## Begin The records

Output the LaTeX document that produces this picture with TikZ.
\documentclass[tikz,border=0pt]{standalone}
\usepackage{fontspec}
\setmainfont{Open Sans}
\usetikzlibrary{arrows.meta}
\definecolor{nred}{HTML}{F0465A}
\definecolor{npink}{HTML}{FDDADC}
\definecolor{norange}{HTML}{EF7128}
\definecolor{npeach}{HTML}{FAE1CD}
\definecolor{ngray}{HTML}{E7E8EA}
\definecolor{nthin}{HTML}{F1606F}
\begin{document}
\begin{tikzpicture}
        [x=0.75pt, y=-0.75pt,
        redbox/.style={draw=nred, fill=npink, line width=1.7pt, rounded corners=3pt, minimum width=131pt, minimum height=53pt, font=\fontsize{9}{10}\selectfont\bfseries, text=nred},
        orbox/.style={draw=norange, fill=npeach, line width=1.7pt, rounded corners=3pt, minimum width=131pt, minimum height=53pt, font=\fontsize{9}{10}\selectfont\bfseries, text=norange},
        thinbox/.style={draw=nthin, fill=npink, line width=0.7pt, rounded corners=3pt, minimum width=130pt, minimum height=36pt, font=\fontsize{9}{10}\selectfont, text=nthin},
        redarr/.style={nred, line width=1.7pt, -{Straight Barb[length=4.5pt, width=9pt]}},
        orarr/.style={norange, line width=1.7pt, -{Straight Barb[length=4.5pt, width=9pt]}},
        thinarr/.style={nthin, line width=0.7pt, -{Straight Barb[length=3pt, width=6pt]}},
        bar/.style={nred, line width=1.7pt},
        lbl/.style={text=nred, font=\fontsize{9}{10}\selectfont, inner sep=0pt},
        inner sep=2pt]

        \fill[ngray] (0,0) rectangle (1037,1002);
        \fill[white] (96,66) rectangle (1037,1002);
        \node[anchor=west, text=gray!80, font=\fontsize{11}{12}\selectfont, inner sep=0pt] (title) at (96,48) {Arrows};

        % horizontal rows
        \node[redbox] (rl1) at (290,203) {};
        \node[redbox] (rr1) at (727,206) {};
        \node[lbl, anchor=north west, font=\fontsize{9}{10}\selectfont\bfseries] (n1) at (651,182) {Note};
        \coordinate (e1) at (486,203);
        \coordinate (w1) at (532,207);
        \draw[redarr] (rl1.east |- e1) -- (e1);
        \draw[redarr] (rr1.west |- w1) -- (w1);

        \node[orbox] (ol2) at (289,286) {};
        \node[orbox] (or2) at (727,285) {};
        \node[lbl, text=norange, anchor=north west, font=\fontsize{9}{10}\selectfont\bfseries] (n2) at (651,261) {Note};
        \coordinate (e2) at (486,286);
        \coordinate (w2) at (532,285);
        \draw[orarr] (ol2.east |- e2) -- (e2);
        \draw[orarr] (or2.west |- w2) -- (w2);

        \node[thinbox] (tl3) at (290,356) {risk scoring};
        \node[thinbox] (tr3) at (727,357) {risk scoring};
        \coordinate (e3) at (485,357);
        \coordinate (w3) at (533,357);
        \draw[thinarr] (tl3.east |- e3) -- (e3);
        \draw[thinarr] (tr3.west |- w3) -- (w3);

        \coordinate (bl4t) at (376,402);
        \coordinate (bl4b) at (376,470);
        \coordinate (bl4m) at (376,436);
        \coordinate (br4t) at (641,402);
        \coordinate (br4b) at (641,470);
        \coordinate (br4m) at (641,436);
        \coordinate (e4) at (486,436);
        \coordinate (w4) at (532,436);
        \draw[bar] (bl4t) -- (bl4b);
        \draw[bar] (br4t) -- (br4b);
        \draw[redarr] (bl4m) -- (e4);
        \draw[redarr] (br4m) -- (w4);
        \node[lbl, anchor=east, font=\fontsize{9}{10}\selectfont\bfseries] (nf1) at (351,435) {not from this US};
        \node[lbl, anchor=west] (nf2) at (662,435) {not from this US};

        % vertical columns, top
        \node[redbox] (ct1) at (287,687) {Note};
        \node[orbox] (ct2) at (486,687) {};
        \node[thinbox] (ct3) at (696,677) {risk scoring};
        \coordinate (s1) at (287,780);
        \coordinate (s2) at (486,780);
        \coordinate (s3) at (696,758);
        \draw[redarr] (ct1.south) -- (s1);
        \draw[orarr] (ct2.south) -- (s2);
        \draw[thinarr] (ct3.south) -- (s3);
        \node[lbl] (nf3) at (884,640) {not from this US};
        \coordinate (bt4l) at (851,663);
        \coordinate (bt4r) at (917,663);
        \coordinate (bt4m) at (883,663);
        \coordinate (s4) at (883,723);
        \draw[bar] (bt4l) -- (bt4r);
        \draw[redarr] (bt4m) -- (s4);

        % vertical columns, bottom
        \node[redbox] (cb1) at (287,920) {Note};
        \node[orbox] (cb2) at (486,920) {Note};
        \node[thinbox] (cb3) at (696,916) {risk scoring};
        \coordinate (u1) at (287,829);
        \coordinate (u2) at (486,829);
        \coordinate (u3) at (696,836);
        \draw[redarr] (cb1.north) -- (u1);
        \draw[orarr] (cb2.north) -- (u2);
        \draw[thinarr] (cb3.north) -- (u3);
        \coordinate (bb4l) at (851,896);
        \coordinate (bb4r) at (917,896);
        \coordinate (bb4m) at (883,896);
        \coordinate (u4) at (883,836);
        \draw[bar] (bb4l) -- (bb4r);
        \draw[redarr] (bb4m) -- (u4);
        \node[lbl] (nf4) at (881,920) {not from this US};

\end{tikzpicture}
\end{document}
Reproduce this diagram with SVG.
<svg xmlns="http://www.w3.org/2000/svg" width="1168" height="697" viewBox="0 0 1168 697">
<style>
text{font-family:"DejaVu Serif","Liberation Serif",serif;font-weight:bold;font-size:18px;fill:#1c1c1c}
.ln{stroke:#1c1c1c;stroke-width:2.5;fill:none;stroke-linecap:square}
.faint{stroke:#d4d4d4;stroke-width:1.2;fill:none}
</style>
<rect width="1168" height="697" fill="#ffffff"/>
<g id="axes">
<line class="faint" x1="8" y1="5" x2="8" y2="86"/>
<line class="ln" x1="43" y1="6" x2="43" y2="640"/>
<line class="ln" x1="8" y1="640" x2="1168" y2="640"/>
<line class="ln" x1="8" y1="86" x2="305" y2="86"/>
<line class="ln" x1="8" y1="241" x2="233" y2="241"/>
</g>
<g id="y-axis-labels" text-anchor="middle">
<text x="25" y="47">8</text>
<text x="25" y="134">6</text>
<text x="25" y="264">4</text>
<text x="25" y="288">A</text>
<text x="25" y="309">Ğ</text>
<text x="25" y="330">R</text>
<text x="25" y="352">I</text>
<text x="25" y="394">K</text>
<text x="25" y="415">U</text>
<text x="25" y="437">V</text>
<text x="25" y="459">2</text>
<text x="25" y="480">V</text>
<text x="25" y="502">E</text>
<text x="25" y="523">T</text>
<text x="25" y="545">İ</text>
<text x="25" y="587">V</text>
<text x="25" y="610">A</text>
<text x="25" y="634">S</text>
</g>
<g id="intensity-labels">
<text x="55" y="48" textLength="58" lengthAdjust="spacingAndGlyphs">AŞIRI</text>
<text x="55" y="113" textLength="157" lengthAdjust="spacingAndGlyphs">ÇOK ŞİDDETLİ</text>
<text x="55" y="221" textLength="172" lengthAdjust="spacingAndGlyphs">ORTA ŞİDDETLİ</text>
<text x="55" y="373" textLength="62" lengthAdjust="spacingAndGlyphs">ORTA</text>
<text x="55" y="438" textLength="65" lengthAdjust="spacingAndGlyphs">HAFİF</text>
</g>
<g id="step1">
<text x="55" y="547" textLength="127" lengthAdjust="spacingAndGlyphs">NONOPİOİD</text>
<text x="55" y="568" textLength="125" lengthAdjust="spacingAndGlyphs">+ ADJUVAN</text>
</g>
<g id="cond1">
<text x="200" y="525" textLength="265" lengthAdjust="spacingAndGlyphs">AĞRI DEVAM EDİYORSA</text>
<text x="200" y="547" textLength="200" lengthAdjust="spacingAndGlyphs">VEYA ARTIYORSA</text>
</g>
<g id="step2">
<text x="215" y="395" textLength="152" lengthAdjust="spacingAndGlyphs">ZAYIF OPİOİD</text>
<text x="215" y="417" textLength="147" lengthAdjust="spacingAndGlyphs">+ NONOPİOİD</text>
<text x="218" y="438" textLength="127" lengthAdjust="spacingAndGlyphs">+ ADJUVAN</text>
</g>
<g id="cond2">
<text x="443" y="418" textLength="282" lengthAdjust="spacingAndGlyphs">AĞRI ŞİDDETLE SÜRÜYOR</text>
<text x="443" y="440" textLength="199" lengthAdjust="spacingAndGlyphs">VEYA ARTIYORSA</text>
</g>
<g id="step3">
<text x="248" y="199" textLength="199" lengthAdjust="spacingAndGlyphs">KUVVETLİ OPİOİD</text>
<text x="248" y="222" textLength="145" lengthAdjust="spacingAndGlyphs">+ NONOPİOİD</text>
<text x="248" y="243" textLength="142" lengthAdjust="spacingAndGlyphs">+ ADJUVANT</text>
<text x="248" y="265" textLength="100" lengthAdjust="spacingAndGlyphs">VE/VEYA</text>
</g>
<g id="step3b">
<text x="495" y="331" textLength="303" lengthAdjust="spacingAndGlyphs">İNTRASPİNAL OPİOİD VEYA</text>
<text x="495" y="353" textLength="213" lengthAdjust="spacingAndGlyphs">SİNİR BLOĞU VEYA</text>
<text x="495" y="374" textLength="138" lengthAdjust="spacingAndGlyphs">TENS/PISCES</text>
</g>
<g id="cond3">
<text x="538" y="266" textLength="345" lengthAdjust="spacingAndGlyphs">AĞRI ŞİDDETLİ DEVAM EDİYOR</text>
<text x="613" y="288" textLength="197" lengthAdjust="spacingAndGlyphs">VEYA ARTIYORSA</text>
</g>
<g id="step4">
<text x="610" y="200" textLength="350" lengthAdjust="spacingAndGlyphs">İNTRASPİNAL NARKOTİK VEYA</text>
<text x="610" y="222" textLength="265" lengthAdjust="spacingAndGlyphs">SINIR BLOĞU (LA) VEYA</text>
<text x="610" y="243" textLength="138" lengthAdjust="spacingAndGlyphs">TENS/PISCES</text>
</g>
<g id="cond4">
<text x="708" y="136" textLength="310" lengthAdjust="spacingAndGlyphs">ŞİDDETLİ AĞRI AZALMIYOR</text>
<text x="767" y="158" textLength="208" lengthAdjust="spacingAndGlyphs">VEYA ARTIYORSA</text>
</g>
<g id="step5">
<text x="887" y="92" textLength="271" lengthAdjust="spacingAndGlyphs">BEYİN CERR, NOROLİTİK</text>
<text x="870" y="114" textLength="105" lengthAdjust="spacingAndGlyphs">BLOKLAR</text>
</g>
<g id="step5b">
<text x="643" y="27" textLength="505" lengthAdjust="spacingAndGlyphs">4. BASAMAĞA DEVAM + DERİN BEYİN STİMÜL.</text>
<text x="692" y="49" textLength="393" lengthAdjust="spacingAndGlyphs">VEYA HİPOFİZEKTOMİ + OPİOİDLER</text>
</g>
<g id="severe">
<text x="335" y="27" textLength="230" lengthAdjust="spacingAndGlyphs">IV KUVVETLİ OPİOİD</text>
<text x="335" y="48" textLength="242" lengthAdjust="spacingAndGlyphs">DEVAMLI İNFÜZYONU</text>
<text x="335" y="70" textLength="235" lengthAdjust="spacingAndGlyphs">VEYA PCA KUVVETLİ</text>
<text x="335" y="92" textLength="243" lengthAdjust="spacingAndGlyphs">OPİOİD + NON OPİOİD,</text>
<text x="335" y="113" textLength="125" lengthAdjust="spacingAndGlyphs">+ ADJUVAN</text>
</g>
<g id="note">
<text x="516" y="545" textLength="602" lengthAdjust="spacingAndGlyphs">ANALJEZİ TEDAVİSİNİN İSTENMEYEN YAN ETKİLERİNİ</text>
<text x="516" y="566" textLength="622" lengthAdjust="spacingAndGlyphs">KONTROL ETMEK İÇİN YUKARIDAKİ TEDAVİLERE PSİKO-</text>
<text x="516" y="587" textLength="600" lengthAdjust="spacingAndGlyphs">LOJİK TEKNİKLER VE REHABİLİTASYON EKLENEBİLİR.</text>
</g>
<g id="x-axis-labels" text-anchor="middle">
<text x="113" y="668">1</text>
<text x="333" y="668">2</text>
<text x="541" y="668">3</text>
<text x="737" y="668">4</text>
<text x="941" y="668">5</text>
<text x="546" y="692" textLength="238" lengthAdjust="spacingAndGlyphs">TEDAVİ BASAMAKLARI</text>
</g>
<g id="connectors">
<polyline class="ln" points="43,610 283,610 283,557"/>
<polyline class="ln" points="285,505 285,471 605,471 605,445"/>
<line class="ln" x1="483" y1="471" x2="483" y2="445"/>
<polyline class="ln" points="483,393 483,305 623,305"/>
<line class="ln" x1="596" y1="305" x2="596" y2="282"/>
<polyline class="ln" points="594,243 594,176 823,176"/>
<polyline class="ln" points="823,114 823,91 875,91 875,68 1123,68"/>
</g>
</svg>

## End The records

Your task is to quote the lines above, beginning with the first and ending with the one that holds "inner sep=2pt]".

Output the LaTeX document that produces this picture with TikZ.
\documentclass[tikz,border=0pt]{standalone}
\usepackage{fontspec}
\setmainfont{Open Sans}
\usetikzlibrary{arrows.meta}
\definecolor{nred}{HTML}{F0465A}
\definecolor{npink}{HTML}{FDDADC}
\definecolor{norange}{HTML}{EF7128}
\definecolor{npeach}{HTML}{FAE1CD}
\definecolor{ngray}{HTML}{E7E8EA}
\definecolor{nthin}{HTML}{F1606F}
\begin{document}
\begin{tikzpicture}
        [x=0.75pt, y=-0.75pt,
        redbox/.style={draw=nred, fill=npink, line width=1.7pt, rounded corners=3pt, minimum width=131pt, minimum height=53pt, font=\fontsize{9}{10}\selectfont\bfseries, text=nred},
        orbox/.style={draw=norange, fill=npeach, line width=1.7pt, rounded corners=3pt, minimum width=131pt, minimum height=53pt, font=\fontsize{9}{10}\selectfont\bfseries, text=norange},
        thinbox/.style={draw=nthin, fill=npink, line width=0.7pt, rounded corners=3pt, minimum width=130pt, minimum height=36pt, font=\fontsize{9}{10}\selectfont, text=nthin},
        redarr/.style={nred, line width=1.7pt, -{Straight Barb[length=4.5pt, width=9pt]}},
        orarr/.style={norange, line width=1.7pt, -{Straight Barb[length=4.5pt, width=9pt]}},
        thinarr/.style={nthin, line width=0.7pt, -{Straight Barb[length=3pt, width=6pt]}},
        bar/.style={nred, line width=1.7pt},
        lbl/.style={text=nred, font=\fontsize{9}{10}\selectfont, inner sep=0pt},
        inner sep=2pt]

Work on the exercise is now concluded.